Pour l’heure, revenons à la nuit du 3 au 4 Juillet 1976. L’un des hommes de la Sayeret Matkal s’adresse finalement aux otages : « Les gars, nous sommes venus vous ramener à la maison ! ». Trois minutes après l’atterrissage du premier avion, l’ensemble des otages est en sécurité. En parallèle, trois derniers terroristes se sont retranchés dans le salon VIP du vieux terminal. Un des commandos de la Sayeret les abats. Dans la foulée, plusieurs des soldats Ougandais ayant très largement collaborés avec les preneurs d’otages, sont également abattus.

Enfin, les C-130 se posent, et débarquent finalement les troupes et véhicules qui se postent pour faire barrage sur la route venant de la ville d’Entebbe. Des unités sont également mobilisés sur la base aérienne adjacente où 8 avions de combat Mikoyan-Gourevitch MiG stationnés -les mêmes avions de fabrication Soviétique utilisés par l’Égypte pendant la Guerre d’usure- seront mis hors de combat.
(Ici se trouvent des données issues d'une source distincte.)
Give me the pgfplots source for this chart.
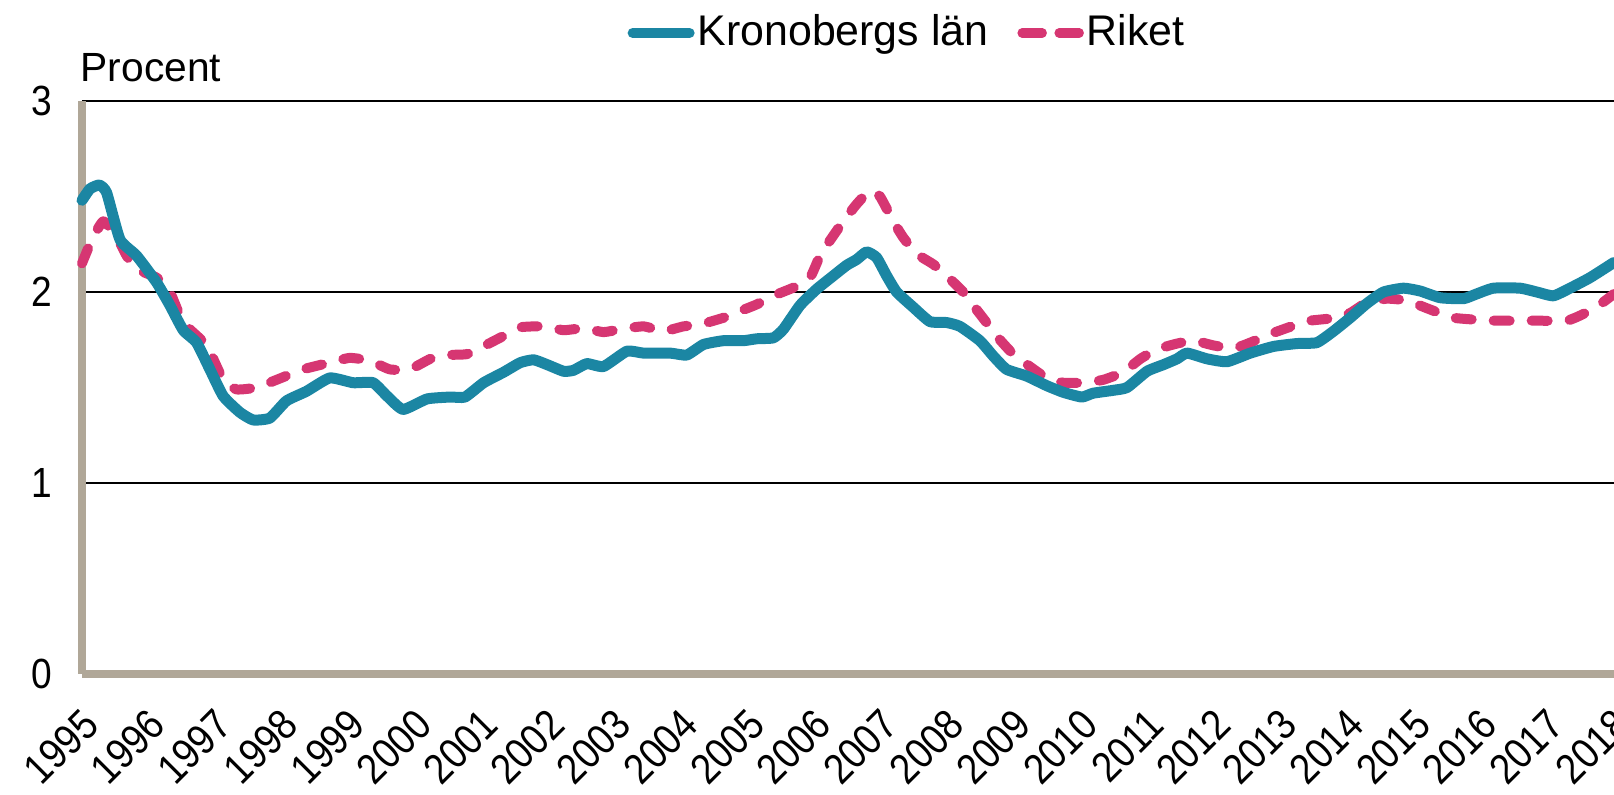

Les alentours du vieux terminal sont sécurisés à leur tour.

Persistent tout de même les quelques soldats de la tour de contrôle du terminal, qui, à l’exception de quelques tirs sans grand impact, ne réussissent pas à renverser la situation, déjà pratiquement désamorcée.

Finalement, après 6 jours d’attente interminable, les otages ainsi que l’équipage Air France sont sauvés. Israël ne subira aucune perte, si ce n’est le commandant désormais héros national, Yonatan Netanyahu, frère ainé de Binyamin Netanyahu, futur Premier ministre. Également, lors de la sécurisation du nouveau terminal d’Entebbe, un parachutiste sera blessé au cou par un policier Ougandais et restera paralysé.

La population Israélienne saluera ce sauvetage. En revanche l’Ouganda subira une humiliation terrible, officiellement pour n’être pas parvenu à désamorcer la situation par leurs propres moyens, sur leur propre territoire; officieusement, pour avoir très largement collaboré avec les terroristes.